Detecting these biosignatures requires a radical design. Exoplanets are vanishingly faint next to their blazing host stars, often a billion times dimmer. Traditional coronagraphs, like those planned for NASA’s Habitable World Observatory (HWO), block starlight to reveal reflected light from planets—but they work best in visible and ultraviolet wavelengths. LIFE takes a different path: it will capture mid-infrared light, the thermal glow emitted directly by planets. In this range, the brightness gap between star and planet shrinks dramatically, making direct observation possible. But building a single telescope large enough to resolve these signals isn’t feasible—it would be too big to launch. So instead, LIFE proposes formation-flying interferometry: five spacecraft flying in precise formation, separated by up to 100 meters, beaming their collected light to a central hub that cancels out starlight and amplifies planetary heat signatures.

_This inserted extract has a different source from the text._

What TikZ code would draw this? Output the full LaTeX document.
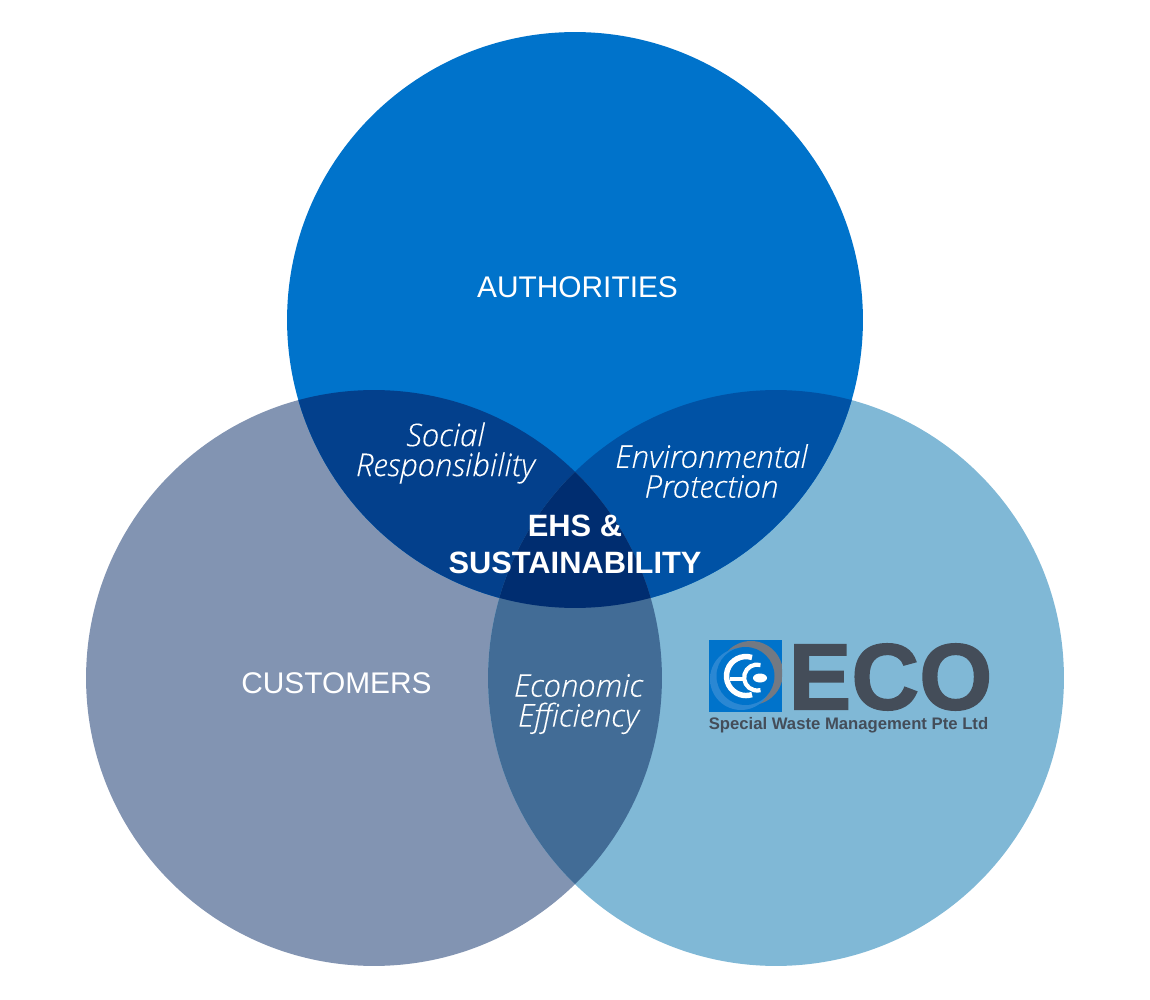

This isn’t just theory. Recent advances in astrophotonics have miniaturized complex optical systems onto microchips, making the instrumentation compact enough for spaceflight. Meanwhile, missions like NASA’s SEIRIOS and SunRISE are set to demonstrate formation flying with CubeSats in the coming years, proving the feasibility of coordinated spacecraft maneuvers. Crucially, LIFE is not meant to replace HWO—it’s designed to complement it. While HWO will hunt for biosignatures in reflected light, LIFE will measure thermal emissions, providing independent data on atmospheric composition, temperature, and radius. Together, they could rule out false positives, like abiotic methane production, that might otherwise fool a single instrument.
With both missions eyeing launches in the 2040s, the report emphasizes that LIFE should be an international effort to ensure stable funding and shared expertise. If realized, the mission could survey dozens of Earth-sized exoplanets in the habitable zone, scanning their skies for the chemical imbalances that only life can create. As the technology aligns with ambition, the dream of hearing life’s faint echo across the cosmos grows louder.